Most Popular Types of Prayer Plants
Although there are several different types of prayer plants, the tricolor variety that is sold at many garden centers is by far the most popular. It is typical for prayer plants and calathea plants to be misidentified because they are so closely related to one another. The following species are the most prevalent ones in the Maranta genus:
1. Maranta Leuconeura Erythrophylla
The most popular type of this tricolored prayer plant, often known as the herringbone plant, has striking red veins.
2. Maranta Leuconeura Kerchoveana
This type of prayer plant has plain green leaves with two rows of darker splotches. It is also referred to as Rabbit's Tracks.
3. Maranta Leuconeura Massangeana
This variation has white leaf veins, a midrib covered with silvery spots, and a darker leaf background.
Propagation of the Prayer Plant
Propagating prayer plants is a surprisingly easy way to increase your collection and make use of larger mother plants. The most common (and easiest) way to propagate prayer plants is to divide the plant while repotting. Here are some great tips to successfully propagate your prayer plant:
- Shake the soil from the roots gently and separate them to create multiple tiny plants when repotting your prayer plant.
- Make sure each new plant has many stems and a substantial number of roots.
- Separately plant these new, smaller plants in shallow pots.

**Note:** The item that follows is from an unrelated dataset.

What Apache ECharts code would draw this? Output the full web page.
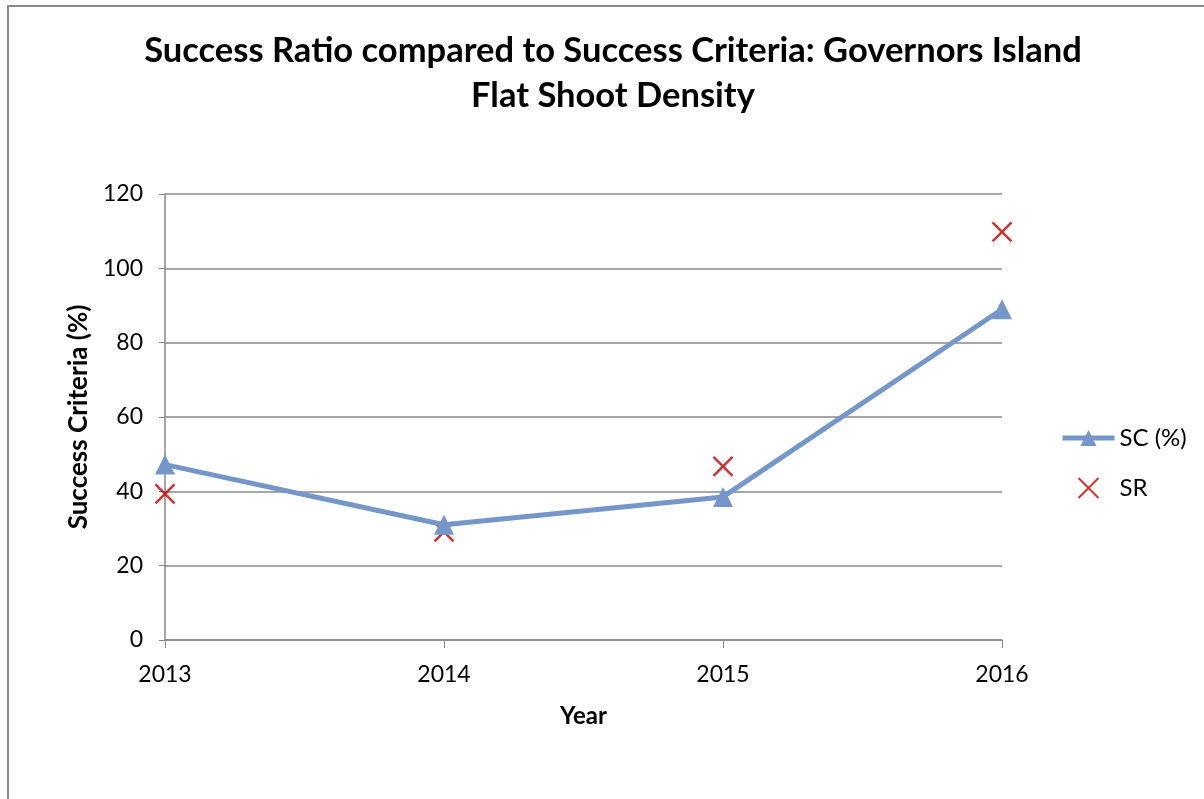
<!DOCTYPE html>
<html>
<head>
<meta charset="utf-8">
<script src="https://cdn.jsdelivr.net/npm/echarts@6/dist/echarts.min.js"></script>
<style>
  html, body { margin: 0; padding: 0; background: #fff; }
  #frame { position: absolute; left: 7px; top: 5px; width: 1210px; height: 810px; border: 2px solid #8a8a8a; box-sizing: border-box; }
  #chart { position: absolute; left: 0; top: 0; width: 1204px; height: 799px; }
</style>
</head>
<body>
<div id="frame"></div>
<div id="chart"></div>
<script>
// chart data
const years = ['2013', '2014', '2015', '2016'];
const scValues = [47.2, 31, 38.5, 89];
const srValues = [39.3, 29.1, 46.7, 109.8];
const yTicks = { min: 0, max: 120, interval: 20 };

const font = 'Lato, "Open Sans", sans-serif';
const axisGray = '#888888';
const blue = '#7596c9';

const chart = echarts.init(document.getElementById('chart'));
chart.setOption({
    animation: false,
    title: {
        text: 'Success Ratio compared to Success Criteria: Governors Island\nFlat Shoot Density',
        left: 608,
        textAlign: 'center',
        top: 23,
        textStyle: { fontFamily: font, fontSize: 34.5, fontWeight: 'bold', color: '#000', lineHeight: 45 }
    },
    grid: { left: 165, right: 202, top: 194, bottom: 159 },
    legend: {
        orient: 'vertical',
        left: 1055,
        top: 421,
        itemGap: 26,
        itemWidth: 52,
        itemHeight: 20,
        textStyle: { fontFamily: font, fontSize: 24, color: '#000' },
        data: [
            { name: 'SC (%)', lineStyle: { width: 5, color: blue } },
            { name: 'SR' }
        ]
    },
    xAxis: {
        type: 'category',
        data: years,
        boundaryGap: false,
        name: 'Year',
        nameLocation: 'middle',
        nameGap: 64,
        nameTextStyle: { fontFamily: font, fontSize: 24, fontWeight: 'bold', color: '#000' },
        axisLine: { lineStyle: { color: axisGray, width: 1.5 } },
        axisTick: { show: true, length: 8, lineStyle: { color: axisGray } },
        axisLabel: { fontFamily: font, fontSize: 23, color: '#000', margin: 23 }
    },
    yAxis: {
        type: 'value',
        min: yTicks.min,
        max: yTicks.max,
        interval: yTicks.interval,
        name: 'Success Criteria (%)',
        nameLocation: 'middle',
        nameGap: 72,
        nameTextStyle: { fontFamily: font, fontSize: 26, fontWeight: 'bold', color: '#000' },
        axisLine: { show: true, lineStyle: { color: axisGray, width: 1.5 } },
        axisTick: { show: true, length: 6, lineStyle: { color: axisGray } },
        axisLabel: { fontFamily: font, fontSize: 23, color: '#000', margin: 22 },
        splitLine: { lineStyle: { color: axisGray, width: 1.5 } }
    },
    series: [
        {
            name: 'SC (%)',
            type: 'line',
            data: scValues,
            symbol: 'triangle',
            symbolSize: 20,
            showAllSymbol: true,
            lineStyle: { color: blue, width: 5 },
            itemStyle: { color: blue }
        },
        {
            name: 'SR',
            type: 'scatter',
            data: srValues,
            symbol: 'path://M0,0L10,10M10,0L0,10',
            symbolSize: 19,
            itemStyle: { color: 'transparent', borderColor: '#c00000', borderWidth: 2.5 }
        }
    ]
});
</script>
</body>
</html>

- Until new growth starts to appear, keep fresh divisions very warm and moist over the first two weeks.
A Houseplant That Is Safe for Children and Pets
What is better than having your favorite houseplant around your house, plus the fact it is completely non-toxic for both children and your beloved pets? One more reason why it's considered one of the best houseplants to have at home.
Common Pests Found in the Prayer Plant
Like many other houseplants, prayer plants can be prone to spider mites and mealybugs. If you notice signs of infestation, such as a white powdery substance on the leaves or browning of the foliage, you can treat your plant with a natural insecticide such as neem oil.
Fun Fact About The Prayer Plant
When, why, and how do prayer plants move and 'pray'? Prayer Plant leaves constantly move during the day, but most dramatically when they shift up in a vertical “praying hand” position in the evening. The motion comes from the movement of liquid in special cells at the base of each leaf. Prayer Plants move in reaction to the amount of light in their environment, but no one is 100% sure why they evolved to move this way.
Marantas and their relatives display nyctinastic movement sometimes called sleeping movement in response to light levels. These movements function on a 24-hour clock and occur in all the leaves regardless of their size or age. The mechanism behind nyctinasty in the prayer plant is called the pulvinus. Pulvini are located at the base of leaves and are joint-like collections of cells. These cells either swell or contract depending on the amount of liquid present in each. As the size of those cells changes, it creates pressure that results in leaf movement. You can detailedly know more about this houseplants movements here.
Had you ever heard about the prayer plant before? You've now got more than enough reasons to make it part of your houseplant collection.